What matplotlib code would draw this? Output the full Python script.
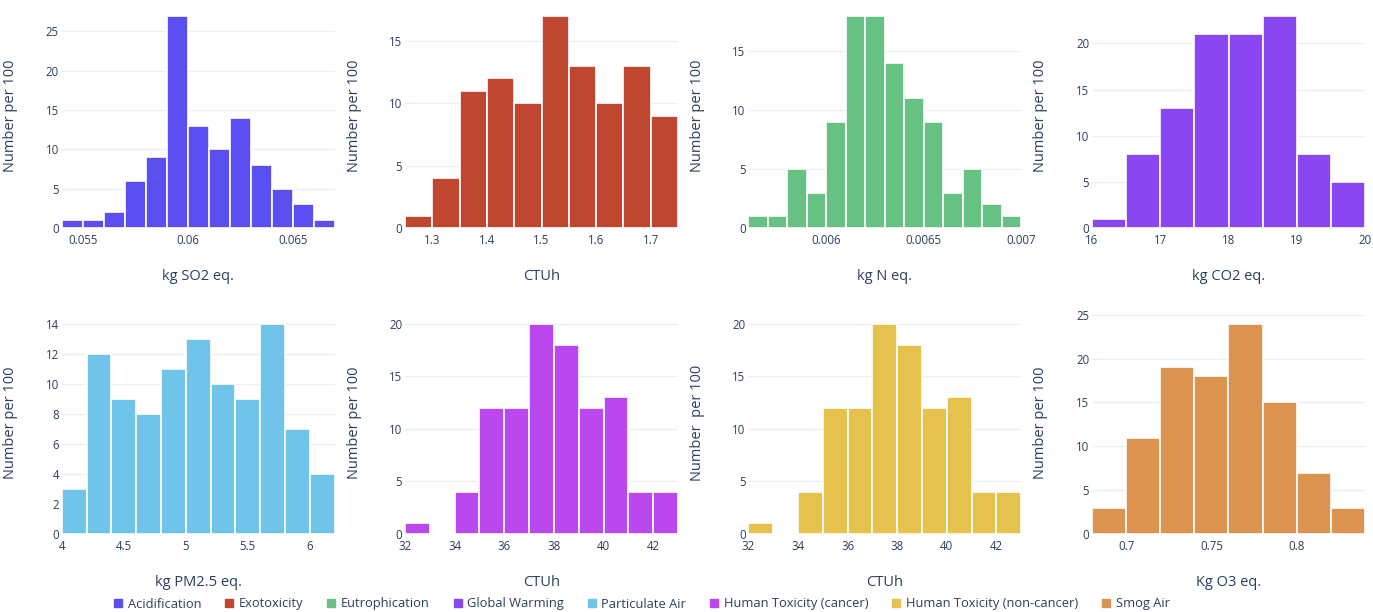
#!/usr/bin/env python3

import matplotlib
matplotlib.use("Agg")
import matplotlib.pyplot as plt
from matplotlib.lines import Line2D
from matplotlib.ticker import FuncFormatter
import numpy as np

# histogram counts (per 100 runs), bin start and bin width for each impact category
categories = ["Acidification", "Exotoxicity", "Eutrophication", "Global Warming",
              "Particulate Air", "Human Toxicity (cancer)", "Human Toxicity (non-cancer)", "Smog Air"]
colors = ["#5b4ff2", "#c0472f", "#66c183", "#8a46f1", "#71c4e9", "#bb47ef", "#e5c24d", "#dc9350"]
units = ["kg SO2 eq.", "CTUh", "kg N eq.", "kg CO2 eq.",
         "kg PM2.5 eq.", "CTUh", "CTUh", "Kg O3 eq."]

acid_counts = [1, 1, 2, 6, 9, 27, 13, 10, 14, 8, 5, 3, 1]
exo_counts = [1, 4, 11, 12, 10, 17, 13, 10, 13, 9]
eutro_counts = [1, 1, 5, 3, 9, 18, 18, 14, 11, 9, 3, 5, 2, 1]
gw_counts = [1, 8, 13, 21, 21, 23, 8, 5]
pm_counts = [3, 12, 9, 8, 11, 13, 10, 9, 14, 7, 4]
htc_counts = [1, 0, 4, 12, 12, 20, 18, 12, 13, 4, 4]
htnc_counts = [1, 0, 4, 12, 12, 20, 18, 12, 13, 4, 4]
smog_counts = [3, 11, 19, 18, 24, 15, 7, 3]

all_counts = [acid_counts, exo_counts, eutro_counts, gw_counts,
              pm_counts, htc_counts, htnc_counts, smog_counts]
bin_starts = [0.054, 1.25, 0.0056, 16.0, 4.0, 32.0, 32.0, 0.68]
bin_widths = [0.001, 0.05, 0.0001, 0.5, 0.2, 1.0, 1.0, 0.02]

xticks = [[0.055, 0.06, 0.065],
          [1.3, 1.4, 1.5, 1.6, 1.7],
          [0.006, 0.0065, 0.007],
          [16, 17, 18, 19, 20],
          [4, 4.5, 5, 5.5, 6],
          [32, 34, 36, 38, 40, 42],
          [32, 34, 36, 38, 40, 42],
          [0.7, 0.75, 0.8]]
ystep = [5, 5, 5, 5, 2, 5, 5, 5]
ylabels = ["Number per 100"] * 6 + ["Number  per 100", "Number per 100"]

TEXT = "#2a3f5f"
GRID = "#ebf0f8"

plt.rcParams["font.family"] = ["Open Sans", "DejaVu Sans"]

W, H = 1373, 612
fig = plt.figure(figsize=(W / 100, H / 100), dpi=100)

col_left = [61.7, 405.0, 748.3, 1092.0]
col_w = 273.0
row_top = [4.0, 312.0]
row_h = [224.0, 222.0]

for i, counts in enumerate(all_counts):
    r, c = divmod(i, 4)
    ax = fig.add_axes([col_left[c] / W, 1 - (row_top[r] + row_h[r]) / H,
                       col_w / W, row_h[r] / H])
    n = len(counts)
    lefts = bin_starts[i] + bin_widths[i] * np.arange(n)
    ax.bar(lefts, counts, width=bin_widths[i], align="edge",
           color=colors[i], edgecolor="white", linewidth=1.2, zorder=2)
    ax.set_xlim(lefts[0], lefts[-1] + bin_widths[i])
    ymax = max(counts) * 1.055
    ax.set_ylim(0, ymax)
    ax.set_yticks(np.arange(0, ymax, ystep[i]))
    ax.set_xticks(xticks[i])
    ax.xaxis.set_major_formatter(FuncFormatter(lambda v, p: f"{v:g}"))
    ax.grid(axis="y", color=GRID, linewidth=1, zorder=0)
    for s in ax.spines.values():
        s.set_visible(False)
    ax.tick_params(length=0, labelsize=8.3, colors=TEXT)
    ax.tick_params(axis="x", pad=4)
    ax.tick_params(axis="y", pad=2)
    ax.set_xlabel(units[i], fontsize=10.5, color=TEXT)
    ax.set_ylabel(ylabels[i], fontsize=10.5, color=TEXT)
    ax.xaxis.set_label_coords(0.5, -41 / row_h[r])
    ax.yaxis.set_label_coords(-43.5 / col_w, 0.5)

handles = [Line2D([0], [0], marker="s", linestyle="none", markersize=6,
                  markerfacecolor=col, markeredgecolor=col) for col in colors]
fig.legend(handles, categories, loc="center", bbox_to_anchor=(642 / W, 8 / H),
           ncol=8, frameon=False, fontsize=9.3, labelcolor=TEXT,
           handlelength=0.6, handletextpad=0.45, columnspacing=1.85, borderpad=0)

fig.savefig("out.png", dpi=100, facecolor="white")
□ □ □ □
■ SET EXERCISE
Without the pictures, transcribe the listing above exactly.

■ OUTPUT
What matplotlib code would draw this? Output the full Python script.
#!/usr/bin/env python3

import matplotlib
matplotlib.use("Agg")
import matplotlib.pyplot as plt
from matplotlib.lines import Line2D
from matplotlib.ticker import FuncFormatter
import numpy as np

# histogram counts (per 100 runs), bin start and bin width for each impact category
categories = ["Acidification", "Exotoxicity", "Eutrophication", "Global Warming",
              "Particulate Air", "Human Toxicity (cancer)", "Human Toxicity (non-cancer)", "Smog Air"]
colors = ["#5b4ff2", "#c0472f", "#66c183", "#8a46f1", "#71c4e9", "#bb47ef", "#e5c24d", "#dc9350"]
units = ["kg SO2 eq.", "CTUh", "kg N eq.", "kg CO2 eq.",
         "kg PM2.5 eq.", "CTUh", "CTUh", "Kg O3 eq."]

acid_counts = [1, 1, 2, 6, 9, 27, 13, 10, 14, 8, 5, 3, 1]
exo_counts = [1, 4, 11, 12, 10, 17, 13, 10, 13, 9]
eutro_counts = [1, 1, 5, 3, 9, 18, 18, 14, 11, 9, 3, 5, 2, 1]
gw_counts = [1, 8, 13, 21, 21, 23, 8, 5]
pm_counts = [3, 12, 9, 8, 11, 13, 10, 9, 14, 7, 4]
htc_counts = [1, 0, 4, 12, 12, 20, 18, 12, 13, 4, 4]
htnc_counts = [1, 0, 4, 12, 12, 20, 18, 12, 13, 4, 4]
smog_counts = [3, 11, 19, 18, 24, 15, 7, 3]

all_counts = [acid_counts, exo_counts, eutro_counts, gw_counts,
              pm_counts, htc_counts, htnc_counts, smog_counts]
bin_starts = [0.054, 1.25, 0.0056, 16.0, 4.0, 32.0, 32.0, 0.68]
bin_widths = [0.001, 0.05, 0.0001, 0.5, 0.2, 1.0, 1.0, 0.02]

xticks = [[0.055, 0.06, 0.065],
          [1.3, 1.4, 1.5, 1.6, 1.7],
          [0.006, 0.0065, 0.007],
          [16, 17, 18, 19, 20],
          [4, 4.5, 5, 5.5, 6],
          [32, 34, 36, 38, 40, 42],
          [32, 34, 36, 38, 40, 42],
          [0.7, 0.75, 0.8]]
ystep = [5, 5, 5, 5, 2, 5, 5, 5]
ylabels = ["Number per 100"] * 6 + ["Number  per 100", "Number per 100"]

TEXT = "#2a3f5f"
GRID = "#ebf0f8"

plt.rcParams["font.family"] = ["Open Sans", "DejaVu Sans"]

W, H = 1373, 612
fig = plt.figure(figsize=(W / 100, H / 100), dpi=100)

col_left = [61.7, 405.0, 748.3, 1092.0]
col_w = 273.0
row_top = [4.0, 312.0]
row_h = [224.0, 222.0]

for i, counts in enumerate(all_counts):
    r, c = divmod(i, 4)
    ax = fig.add_axes([col_left[c] / W, 1 - (row_top[r] + row_h[r]) / H,
                       col_w / W, row_h[r] / H])
    n = len(counts)
    lefts = bin_starts[i] + bin_widths[i] * np.arange(n)
    ax.bar(lefts, counts, width=bin_widths[i], align="edge",
           color=colors[i], edgecolor="white", linewidth=1.2, zorder=2)
    ax.set_xlim(lefts[0], lefts[-1] + bin_widths[i])
    ymax = max(counts) * 1.055
    ax.set_ylim(0, ymax)
    ax.set_yticks(np.arange(0, ymax, ystep[i]))
    ax.set_xticks(xticks[i])
    ax.xaxis.set_major_formatter(FuncFormatter(lambda v, p: f"{v:g}"))
    ax.grid(axis="y", color=GRID, linewidth=1, zorder=0)
    for s in ax.spines.values():
        s.set_visible(False)
    ax.tick_params(length=0, labelsize=8.3, colors=TEXT)
    ax.tick_params(axis="x", pad=4)
    ax.tick_params(axis="y", pad=2)
    ax.set_xlabel(units[i], fontsize=10.5, color=TEXT)
    ax.set_ylabel(ylabels[i], fontsize=10.5, color=TEXT)
    ax.xaxis.set_label_coords(0.5, -41 / row_h[r])
    ax.yaxis.set_label_coords(-43.5 / col_w, 0.5)

handles = [Line2D([0], [0], marker="s", linestyle="none", markersize=6,
                  markerfacecolor=col, markeredgecolor=col) for col in colors]
fig.legend(handles, categories, loc="center", bbox_to_anchor=(642 / W, 8 / H),
           ncol=8, frameon=False, fontsize=9.3, labelcolor=TEXT,
           handlelength=0.6, handletextpad=0.45, columnspacing=1.85, borderpad=0)

fig.savefig("out.png", dpi=100, facecolor="white")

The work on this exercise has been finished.